Eigenstates of a shifted harmonic oscillator
The key concept to look for is displaced number states. These are, quite simply, the number states $|n⟩$, moved by the displacement operator $$D(\alpha)=\exp\left[\alpha a^\dagger-\alpha^*a\right]$$ to some point $\alpha=x+ip$ on the complex phase space. The ground state of a harmonic oscillator which has been displaced to a real $\alpha=x$ is, as you note, the coherent state $$|\alpha⟩=D(\alpha)|0⟩.$$ The rest of the eigenstates are, similarly, $$|\alpha,n⟩=D(\alpha)|n⟩.$$
The simplest way to prove this is to use the commutation/displacement relations between the displacement operator and the ladder operators, $$aD(\alpha)=D(\alpha)(a+\alpha)\quad\text{and}\quad a^\dagger D(\alpha)=D(\alpha)(a^\dagger+\alpha^*).$$ You can then transform the eigenvalue equation $a^\dagger a|n⟩=n|n⟩$ into $$ \begin{align} (a^\dagger-\alpha^*)(a-\alpha)|\alpha,n⟩ &=\left(D(\alpha)a^\dagger D(\alpha)^\dagger\right) \left(D(\alpha)aD(\alpha)^\dagger\right) D(\alpha)|n⟩ \\ &= D(\alpha)a^\dagger a|n⟩=nD(\alpha)|n⟩ \\&=n~|\alpha,n⟩, \end{align} $$ or alternatively $$ \left[a^\dagger a-(\alpha a^\dagger +\alpha^*a)\right]~|\alpha,n⟩ =(n-|\alpha|^*)~|\alpha, n⟩. $$
Now, as all states in Hilbert space, the displaced number states can be written in the basis of number states, as $|\alpha,n⟩=\sum_{m=0}^\infty c_m(\alpha)|m⟩$. The coefficients in this expansion are simply the matrix elements of the displacement operator in the number basis:
$$⟨m|\alpha,n⟩=⟨m|D(\alpha)|n⟩.$$
This can be calculated in a couple of ways, which either look messy or seem pulled out of thin air, but what matters is ultimately the result. They come out as
$$ ⟨m|D(\alpha)|n⟩=\sqrt{\frac{n!}{m!}}\alpha^{m-n}e^{-\tfrac12|\alpha|^2}L_n^{(m-n)}(|\alpha|^2)\quad\text{when }m\geq n, \tag 1 $$ where $L_n^{(m-n)}$ is a Laguerre polynomial.

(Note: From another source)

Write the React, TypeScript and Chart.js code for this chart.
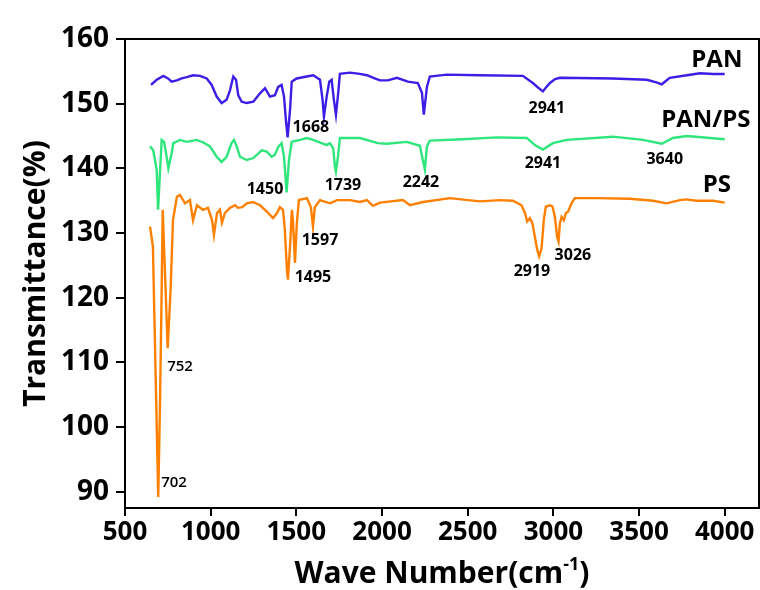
import React, { useEffect, useRef } from "react";
import { Chart, registerables } from "chart.js";
Chart.register(...registerables);

const FONT = '"Open Sans", "Noto Sans", sans-serif';

// PAN spectrum: [wave number (cm-1), transmittance (%)]
const panSpectrum: number[][] = [
  [652, 152.9], [685, 153.7], [724, 154.3], [751, 153.9], [772, 153.4], [802, 153.6], [831, 153.9], [860, 154.1],
  [898, 154.4], [938, 154.3], [977, 153.9], [1006, 152.9], [1035, 151.1], [1064, 150.1], [1093, 150.6], [1113, 152.1],
  [1132, 154.2], [1148, 153.7], [1161, 151.3], [1181, 150.3], [1210, 150.1], [1249, 150.3], [1288, 151.6], [1317, 152.4],
  [1346, 151.1], [1375, 151.3], [1394, 152.6], [1414, 152.9], [1428, 151.1], [1439, 147.5], [1449, 144.8], [1463, 149.0],
  [1473, 153.4], [1502, 153.9], [1560, 154.2], [1599, 154.4], [1638, 153.7], [1653, 150.6], [1661, 148.0], [1677, 151.1],
  [1692, 153.4], [1706, 153.7], [1719, 150.6], [1731, 148.3], [1744, 151.6], [1754, 154.6], [1813, 154.8], [1870, 154.6],
  [1912, 154.4], [1950, 154.0], [1988, 153.6], [2034, 153.6], [2087, 154.0], [2151, 153.4], [2209, 153.2], [2233, 151.7],
  [2244, 148.3], [2262, 152.6], [2279, 154.2], [2378, 154.5], [2571, 154.4], [2822, 154.3], [2880, 153.2], [2910, 152.5],
  [2939, 151.9], [2960, 152.6], [2980, 153.2], [3010, 153.8], [3038, 154.0], [3347, 153.9], [3545, 153.7], [3601, 153.3],
  [3633, 153.0], [3656, 153.5], [3679, 154.0], [3779, 154.4], [3855, 154.7], [3932, 154.6], [4000, 154.6],
];

// PAN/PS spectrum
const blendSpectrum: number[][] = [
  [646, 143.4], [665, 142.8], [685, 139.8], [693, 133.6], [714, 144.4], [728, 144.1], [743, 141.8], [753, 140.0],
  [772, 142.3], [782, 143.9], [821, 144.4], [860, 144.1], [918, 144.4], [957, 144.0], [996, 143.4], [1035, 141.8],
  [1064, 141.0], [1093, 141.8], [1122, 143.9], [1136, 144.4], [1152, 143.4], [1171, 141.8], [1210, 141.3], [1249, 141.6],
  [1298, 142.8], [1327, 142.6], [1356, 141.8], [1375, 142.1], [1394, 143.3], [1414, 143.9], [1428, 141.8], [1443, 136.3],
  [1457, 141.3], [1473, 144.1], [1521, 144.4], [1560, 144.7], [1599, 144.4], [1647, 143.9], [1677, 143.6], [1696, 143.9],
  [1715, 143.1], [1725, 140.3], [1731, 139.5], [1743, 141.8], [1754, 144.7], [1871, 144.7], [1976, 143.9], [2028, 143.8],
  [2145, 144.1], [2221, 143.5], [2238, 141.3], [2250, 139.8], [2262, 143.4], [2279, 144.3], [2472, 144.5], [2670, 144.8],
  [2845, 144.7], [2892, 143.6], [2939, 142.9], [2997, 143.9], [3079, 144.4], [3347, 144.9], [3522, 144.4], [3633, 143.8],
  [3697, 144.7], [3779, 145.0], [4000, 144.5],
];

// PS spectrum
const psSpectrum: number[][] = [
  [646, 131.0], [663, 127.9], [671, 117.7], [679, 107.8], [694, 89.2], [704, 103.2], [714, 121.2], [720, 133.6],
  [737, 121.2], [749, 112.2], [766, 121.2], [780, 132.0], [803, 135.6], [821, 135.9], [850, 134.6], [879, 135.1],
  [897, 132.0], [920, 134.3], [955, 133.6], [984, 133.9], [1008, 132.0], [1019, 129.7], [1037, 133.1], [1054, 133.6],
  [1066, 131.6], [1083, 133.1], [1113, 133.9], [1142, 134.3], [1159, 133.9], [1183, 134.0], [1212, 134.6], [1247, 134.8],
  [1288, 134.3], [1328, 133.3], [1364, 132.3], [1387, 133.1], [1404, 134.0], [1422, 133.6], [1433, 130.5], [1445, 124.3],
  [1451, 122.8], [1463, 127.9], [1474, 133.6], [1480, 132.0], [1492, 125.4], [1503, 131.6], [1515, 135.1], [1562, 135.4],
  [1585, 134.0], [1597, 131.0], [1608, 134.0], [1638, 135.1], [1696, 134.6], [1737, 135.1], [1813, 135.1], [1871, 134.8],
  [1912, 135.1], [1947, 134.2], [1988, 134.7], [2122, 135.1], [2163, 134.3], [2239, 134.8], [2396, 135.4], [2571, 134.9],
  [2688, 135.1], [2764, 135.0], [2814, 134.3], [2834, 133.1], [2847, 131.8], [2863, 132.3], [2878, 131.5], [2892, 129.4],
  [2906, 127.4], [2917, 126.4], [2931, 127.6], [2944, 132.0], [2956, 134.1], [2980, 134.3], [2995, 134.1], [3009, 132.5],
  [3022, 129.4], [3030, 128.7], [3038, 131.5], [3048, 132.5], [3061, 132.0], [3073, 133.1], [3086, 133.3], [3106, 134.6],
  [3125, 135.4], [3252, 135.4], [3446, 135.3], [3582, 135.0], [3660, 134.6], [3738, 135.1], [3777, 135.2], [3835, 135.0],
  [3932, 135.0], [4000, 134.7],
];

// Axis ticks
const xTicks = [500, 1000, 1500, 2000, 2500, 3000, 3500, 4000];
const yTicks = [90, 100, 110, 120, 130, 140, 150, 160];

// Peak annotations: label text, anchored at (wave number, transmittance)
const peakText = ["1668", "1450", "1739", "1597", "1495", "752", "702", "2242", "2941", "2941", "3640", "2919", "3026"];
const peakWave = [1585, 1317, 1772, 1638, 1597, 821, 786, 2227, 2962, 2939, 3650, 2875, 3114];
const peakT = [146.4, 136.7, 137.3, 128.9, 123.2, 109.3, 91.4, 137.9, 149.3, 140.7, 141.4, 124.0, 126.6];

// Series names, anchored at (wave number, transmittance)
const seriesNames = ["PAN", "PAN/PS", "PS"];
const nameWave = [3954, 3890, 3954];
const nameT = [156.8, 147.5, 137.4];

const toPoints = (pairs: number[][]) => pairs.map(([x, y]) => ({ x, y }));

const textPlugin = {
  id: "textPlugin",
  afterDraw(chart: any) {
    const { ctx, chartArea, scales } = chart;
    const xs = scales.x, ys = scales.y;
    ctx.save();
    ctx.strokeStyle = "#000";
    ctx.lineWidth = 2;
    ctx.strokeRect(chartArea.left, chartArea.top, chartArea.right - chartArea.left, chartArea.bottom - chartArea.top);
    ctx.fillStyle = "#000";
    ctx.textBaseline = "middle";
    ctx.textAlign = "center";
    peakText.forEach((t, i) => {
      const small = t.length === 3;
      ctx.font = `${small ? 600 : "bold"} ${small ? 15 : 16}px ${FONT}`;
      ctx.fillText(t, xs.getPixelForValue(peakWave[i]), ys.getPixelForValue(peakT[i]));
    });
    ctx.font = `bold 24px ${FONT}`;
    seriesNames.forEach((t, i) => {
      ctx.fillText(t, xs.getPixelForValue(nameWave[i]), ys.getPixelForValue(nameT[i]));
    });
    ctx.save();
    ctx.translate(36, (chartArea.top + chartArea.bottom) / 2);
    ctx.rotate(-Math.PI / 2);
    ctx.font = `bold 30px ${FONT}`;
    ctx.fillText("Transmittance(%)", 0, 0);
    ctx.restore();
    const main = "Wave Number(cm";
    const sup = "-1";
    const close = ")";
    const fMain = `bold 30px ${FONT}`;
    const fSup = `bold 18px ${FONT}`;
    ctx.font = fMain;
    const w1 = ctx.measureText(main).width;
    const w3 = ctx.measureText(close).width;
    ctx.font = fSup;
    const w2 = ctx.measureText(sup).width;
    const total = w1 + w2 + w3;
    const x0 = (chartArea.left + chartArea.right) / 2 - total / 2;
    const base = 583;
    ctx.textAlign = "left";
    ctx.textBaseline = "alphabetic";
    ctx.font = fMain;
    ctx.fillText(main, x0, base);
    ctx.font = fSup;
    ctx.fillText(sup, x0 + w1, base - 13);
    ctx.font = fMain;
    ctx.fillText(close, x0 + w1 + w2, base);
    ctx.restore();
  },
};

export default function App() {
  const ref = useRef<HTMLCanvasElement>(null);
  useEffect(() => {
    document.body.style.margin = "0";
    const line = (pairs: number[][], color: string) => ({
      data: toPoints(pairs),
      borderColor: color,
      borderWidth: 2.4,
      pointRadius: 0,
      tension: 0,
      fill: false,
    });
    const chart = new Chart(ref.current as HTMLCanvasElement, {
      type: "line",
      data: {
        datasets: [
          line(panSpectrum, "#3b1fe6"),
          line(blendSpectrum, "#2ee67c"),
          line(psSpectrum, "#ff8000"),
        ] as any,
      },
      options: {
        animation: false,
        responsive: false,
        layout: { padding: { top: 39, right: 1, left: 0, bottom: 0 } },
        plugins: { legend: { display: false }, tooltip: { enabled: false } },
        scales: {
          x: {
            type: "linear",
            min: 500,
            max: 4200,
            afterFit: (s: any) => { s.height = 82; },
            afterBuildTicks: (s: any) => { s.ticks = xTicks.map((v) => ({ value: v })); },
            ticks: { font: { family: FONT, size: 26, weight: "bold" }, color: "#000", padding: 1, maxRotation: 0, autoSkip: false, callback: (v: any) => String(v) },
            grid: { drawOnChartArea: false, tickLength: 8, color: "#000", lineWidth: 2 },
            border: { color: "#000", width: 2 },
          },
          y: {
            min: 87.5,
            max: 160,
            afterFit: (s: any) => { s.width = 125; },
            afterBuildTicks: (s: any) => { s.ticks = yTicks.map((v) => ({ value: v })); },
            ticks: { font: { family: FONT, size: 28, weight: "bold" }, color: "#000", padding: 7, autoSkip: false, callback: (v: any) => String(v) },
            grid: { drawOnChartArea: false, tickLength: 9, color: "#000", lineWidth: 2 },
            border: { color: "#000", width: 2 },
          },
        },
      } as any,
      plugins: [textPlugin],
    });
    return () => chart.destroy();
  }, []);
  return (
    <div style={{ position: "absolute", left: 0, top: 0, width: 760, height: 590, background: "#fff" }}>
      <canvas ref={ref} width={760} height={590} style={{ display: "block" }} />
    </div>
  );
}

The standard reference in the literature for this matrix element is Appendix B of
Ordered Expansions in Boson Amplitude Operators. K. E. Cahill and R. J. Glauber. Phys. Rev. 177 no. 5, 1857-1881 (1969).
It's worth noting that most of the literature simply quotes the result $(1)$ and attributes it to Cahill and Glauber, but the most papers cite both the paper above and a second back-to-back paper, also by Cahill and Glauber, which does not contain the result. So be careful and show that you've read what you cite!
My bachelor's thesis,
E. Pisanty. Estados coherentes generalizados y estructura analítica del operador de aniquilación [pdf] (Generalized coherent states and the analytical structure of the annihilation operator). Tesis de licenciatura, Universidad Nacional Autónoma de México, 2011.

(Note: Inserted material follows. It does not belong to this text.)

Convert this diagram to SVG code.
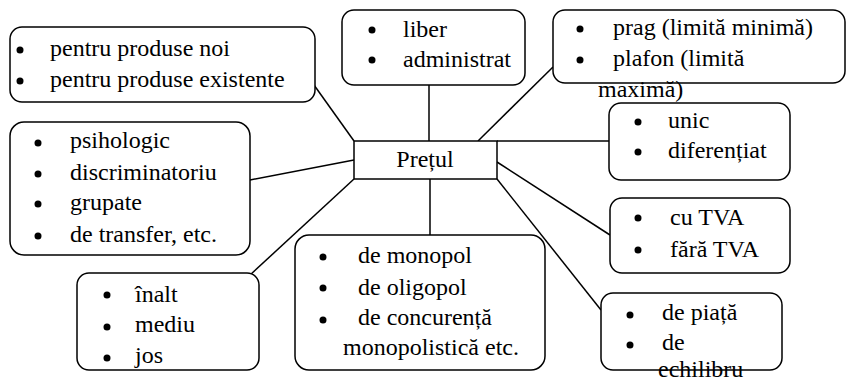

was on this topic and it contains an alternative calculation, though it's all in Spanish (un?)fortunately.
I) Right, the operator
$$\tag{1} \hat{A}~\equiv~ \hat{a}-\alpha{\bf 1}, \qquad \alpha\in \mathbb{C},$$
satisfies the same commutation relations
$$\tag{2} [\hat{A},\hat{A}^{\dagger}] ~=~{\bf 1}$$
as
$$\tag{3} [\hat{a},\hat{a}^{\dagger}] ~=~{\bf 1}.$$
(In OP's example the complex number $\alpha=-1$.)

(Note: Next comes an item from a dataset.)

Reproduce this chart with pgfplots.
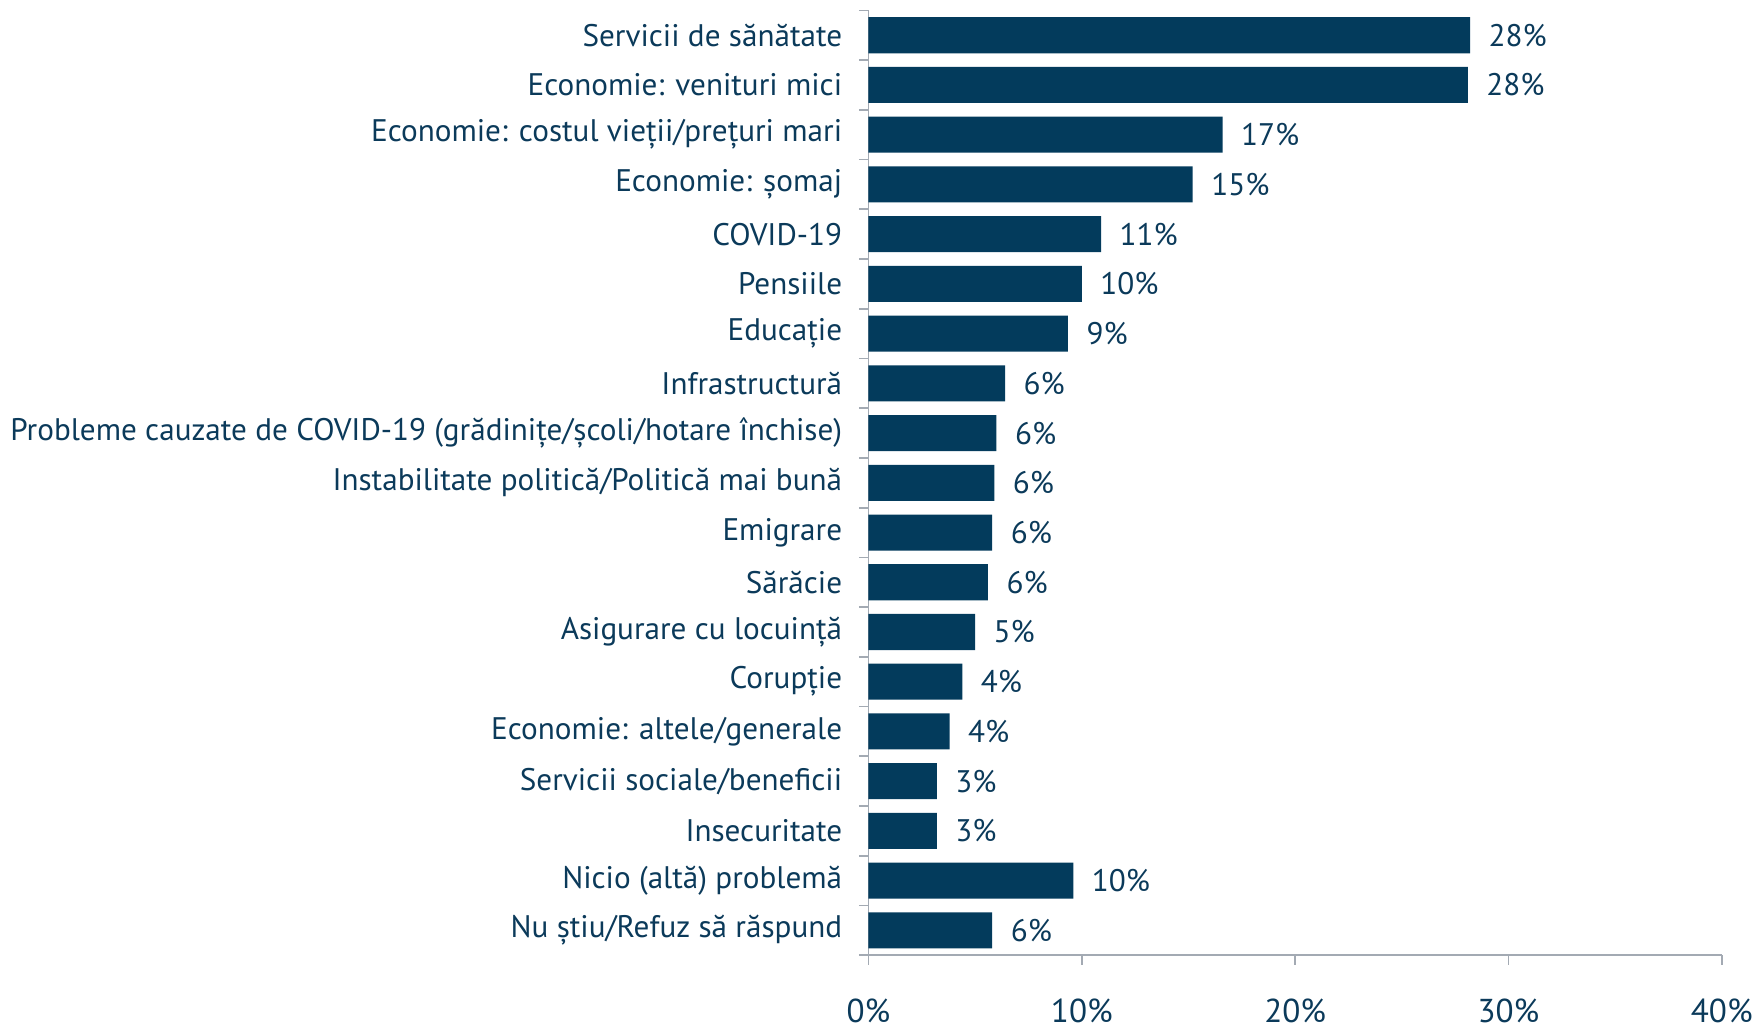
\documentclass[border=0pt]{standalone}
\usepackage{fontspec}
\setmainfont{PT Sans}
\usepackage{pgfplots}
\pgfplotsset{compat=1.18}
\definecolor{barblue}{HTML}{033B5C}
\definecolor{txtblue}{HTML}{0B3A5A}
\definecolor{axgray}{HTML}{A3AAB3}
\begin{document}
\fontsize{16}{19}\selectfont
\begin{tikzpicture}
\begin{axis}[
  scale only axis,
  width=438pt, height=485pt,
  xbar, bar width=18.5pt,
  xmin=0, xmax=40,
  ymin=-0.5, ymax=18.5,
  y dir=reverse,
  axis lines*=left,
  axis line style={draw=axgray, line width=0.9pt},
  tick align=outside,
  major tick length=5pt,
  xtick={0,10,20,30,40},
  xticklabels={0\%,10\%,20\%,30\%,40\%},
  x tick label style={font=\fontsize{17}{19}\selectfont, text=txtblue, yshift=-12pt},
  x tick style={draw=axgray, line width=0.9pt},
  ytick={-0.5,0.5,...,18.5},
  yticklabels={},
  y tick style={draw=axgray, line width=0.9pt},
  extra y ticks={0,1,...,18},
  extra y tick labels={Servicii de sănătate, Economie: venituri mici, Economie: costul vieții/prețuri mari, Economie: șomaj, COVID-19, Pensiile, Educație, Infrastructură, Probleme cauzate de COVID-19 (grădinițe/școli/hotare închise), Instabilitate politică/Politică mai bună, Emigrare, Sărăcie, Asigurare cu locuință, Corupție, Economie: altele/generale, Servicii sociale/beneficii, Insecuritate, Nicio (altă) problemă, Nu știu/Refuz să răspund},
  extra y tick style={major tick length=0pt, tick style={draw=none}},
  y tick label style={text=txtblue, xshift=-8pt},
  point meta=explicit symbolic,
  nodes near coords={\pgfplotspointmeta\%},
  nodes near coords style={text=txtblue, anchor=west, xshift=4pt},
  clip=false,
]
\addplot[fill=barblue, draw=none] coordinates {
  (28.2,0) [28]
  (28.1,1) [28]
  (16.6,2) [17]
  (15.2,3) [15]
  (10.9,4) [11]
  (10.0,5) [10]
  (9.35,6) [9]
  (6.4,7) [6]
  (6.0,8) [6]
  (5.9,9) [6]
  (5.8,10) [6]
  (5.6,11) [6]
  (5.0,12) [5]
  (4.4,13) [4]
  (3.8,14) [4]
  (3.2,15) [3]
  (3.2,16) [3]
  (9.6,17) [10]
  (5.8,18) [6]
};
\end{axis}
\end{tikzpicture}
\end{document}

II) Define number operator
$$\tag{4} \hat{N}~:=~\hat{A}^{\dagger}\hat{A}$$
in analogy with
$$\tag{5} \hat{n}~:=~\hat{a}^{\dagger}\hat{a}.$$
III) The only non-trivial issue is the corresponding Fock space. The usual normalized Fock states read
$$\tag{6} | n \rangle~:=~\frac{1}{\sqrt{n!}} (\hat{a}^{\dagger})^n|0 \rangle, \qquad \hat{a}|0 \rangle~=~0, \qquad \langle 0|0 \rangle~=~1 .$$
The usual un-normalized coherent states reads
$$\tag{7} | z )~:=~e^{z\hat{a}^{\dagger}}|0 \rangle, \qquad \hat{a}| z )~=~z| z ), \qquad (w |z ) ~=~ e^{\bar{w}z}. $$
Define new normalized vacuum state
$$\tag{8} | 0 ] := e^{-\frac{|\alpha|^2}{2}}| \alpha ),\qquad \hat{A}|0 ]~=~0 , \qquad [ 0|0 ]~=~1 . $$
Define new normalized Fock states
$$\tag{9} | N ]~:=~\frac{1}{\sqrt{N!}} (\hat{A}^{\dagger})^N | 0 ]. $$